There's something genuinely interesting about this from a trust standpoint. We've all developed pretty sophisticated bullshit detectors for content that's too curated. We can't always name what's off about it, but we feel it. The slight uncanny valley of a life that's been art-directed to within an inch of itself. One blurry frame is a disruptor. It says: this is real. And in an era where everyone online is performing some version of a life they'd like to have, real hits different.
Captions: Short or Not at All
The caption conversation is where I'll lose some people, because there's definitely a camp that says you should use your dump caption for storytelling. And I understand the instinct. You've got a captive audience, you've got a slideshow they're engaged with. use the space.
But I've found that long captions on dumps specifically tend to create this weird competition between reading and looking. The viewer can't do both simultaneously the way a longer-form post allows, and what tends to happen is they skim the caption and half-swipe the images and end up neither reading nor looking properly. The dump's power is entirely visual and sonic. Let it live there.
My dumps get either a one-line caption (something that adds a layer rather than explaining the images) or nothing but a location tag. "december is getting to me in the best way" does more for a winter dump than three sentences of context. Leave some of the meaning open. Let your audience close the loop. People want to bring something of themselves to what they're watching, and if you've explained everything, you've taken that away from them.
Tag the location if it's relevant. Tag people if they appear and consent. Otherwise: trust the sequence, trust the sound, let it breathe.
what the algorithm actually rewards
Since this is a TikTok Creator Search Insights topic, let me get briefly practical about the algorithm side. Not because I think you should make content for the algorithm first, but because understanding what gets rewarded can help you understand why the dump format works.

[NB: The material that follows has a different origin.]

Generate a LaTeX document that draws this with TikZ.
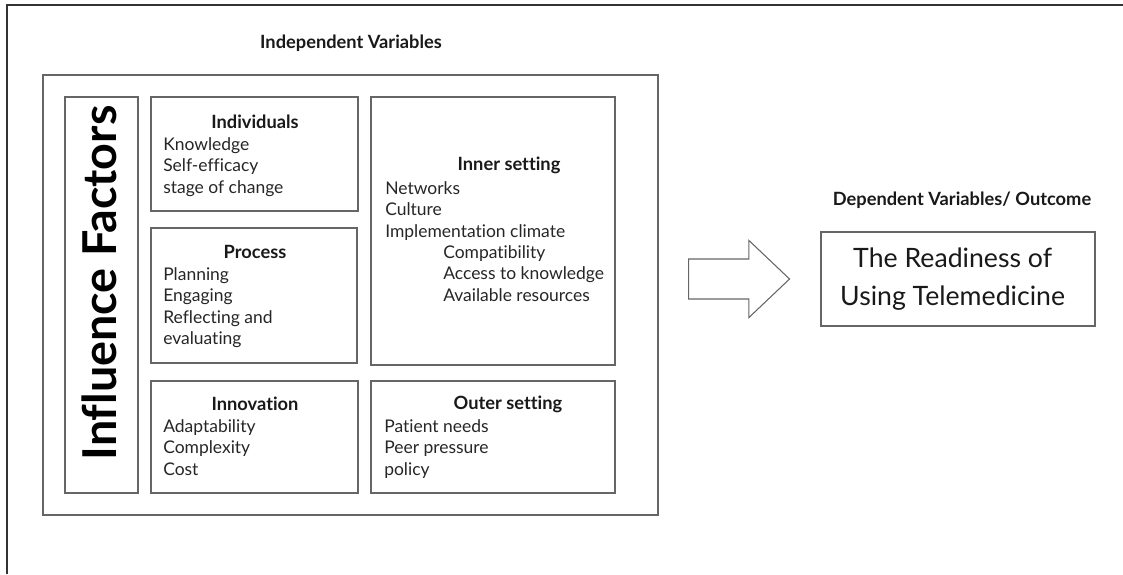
\documentclass[tikz,border=0pt]{standalone}
\usepackage{fontspec}
\setmainfont{Lato}[Ligatures=NoCommon]
\usetikzlibrary{fit,shapes.arrows}

\begin{document}
\begin{tikzpicture}[x=0.75pt,y=-0.75pt,
  box/.style={draw=black!60, line width=1pt, inner sep=0pt},
  heading/.style={font=\fontsize{13.7}{16}\selectfont\bfseries, text=black!90},
  items/.style={font=\fontsize{13.1}{16.1}\selectfont, text=black!85, align=left, anchor=north west, inner sep=0pt}]
\useasboundingbox (0,0) rectangle (1123,574);
\draw[black!80, line width=1.5pt] (7,574)--(7,5)--(1123,5);

% independent variables
\node[heading] (indep) at (351,43) {Independent Variables};
\node[box, fit={(43,75) (658,515)}] (outer) {};
\node[box, fit={(65,97) (138,493)}] (infl) {};
\node[rotate=90, font=\fontsize{35}{40}\selectfont\bfseries, text=black] (infltxt) at (99,283) {Influence Factors};

\node[box, fit={(151,97) (358,211)}] (indiv) {};
\node[heading] (indivhd) at (255,122) {Individuals};
\node[items] (indivls) at (163,137) {Knowledge\\Self-efficacy\\stage of change};

\node[box, fit={(151,228) (357,363)}] (proc) {};
\node[heading] (prochd) at (255,252) {Process};
\node[items] (procls) at (163,267) {Planning\\Engaging\\Reflecting and\\evaluating};

\node[box, fit={(151,381) (358,493)}] (innov) {};
\node[heading] (innovhd) at (255,404) {Innovation};
\node[items] (innovls) at (163,419) {Adaptability\\Complexity\\Cost};

\node[box, fit={(371,97) (615,365)}] (inner) {};
\node[heading] (innerhd) at (509,165) {Inner setting};
\node[items] (innerls) at (385,181) {Networks\\Culture\\Implementation climate\\
  \hspace{43.5pt}Compatibility\\\hspace{43.5pt}Access to knowledge\\\hspace{43.5pt}Available resources};

\node[box, fit={(371,381) (615,493)}] (outset) {};
\node[heading] (outsethd) at (508,404) {Outer setting};
\node[items] (outsetls) at (384,419) {Patient needs\\Peer pressure\\policy};

% block arrow
\node[single arrow, draw=black!60, line width=0.8pt, inner sep=14.6pt, minimum height=75.75pt,
  minimum width=57pt, single arrow head extend=13.9pt, single arrow tip angle=87,
  anchor=tail] (arr) at (688,279) {};

% outcome
\node[heading] (dep) at (962,200) {Dependent Variables/ Outcome};
\node[box, fit={(821,232) (1095,326)}] (ready) {};
\node[align=center, font=\fontsize{20}{28.5}\selectfont, text=black!90] (readytxt) at ([xshift=-4pt]ready.center) {The Readiness of\\Using Telemedicine};
\end{tikzpicture}
\end{document}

TikTok rewards completion rate and saves. A slideshow that people swipe all the way through, especially if they restart it, signals to the algorithm that the content is worth distributing further. This is why sequence matters so much. A great opening hooks them, a strong middle keeps them going, and a satisfying ending makes them restart. Saves happen when something resonates enough that a person wants to return to it, which means your dumps need to either be useful (reference-worthy) or emotionally sticky. "Emotionally sticky" is the harder target, but it's also the one that builds real connection rather than just metrics.
Comments spike on dumps when people find themselves in a frame. When someone sees a detail in your life that mirrors something in theirs, they have to say so. Those comments are signal. Pay attention to which frames people reference. They're telling you what resonated, which is information you can carry into every future post you make.
The photo dump slideshow trend keeps running in TikTok searches because people keep discovering it and because it keeps working. It works because it's one of the few formats that rewards being human online. You don't need better equipment, a cleaner apartment, or a more interesting life. You need better sequencing, more intentional sound, and the courage to leave in the blurry frame.
Your people are going to find you in the mess. Let them.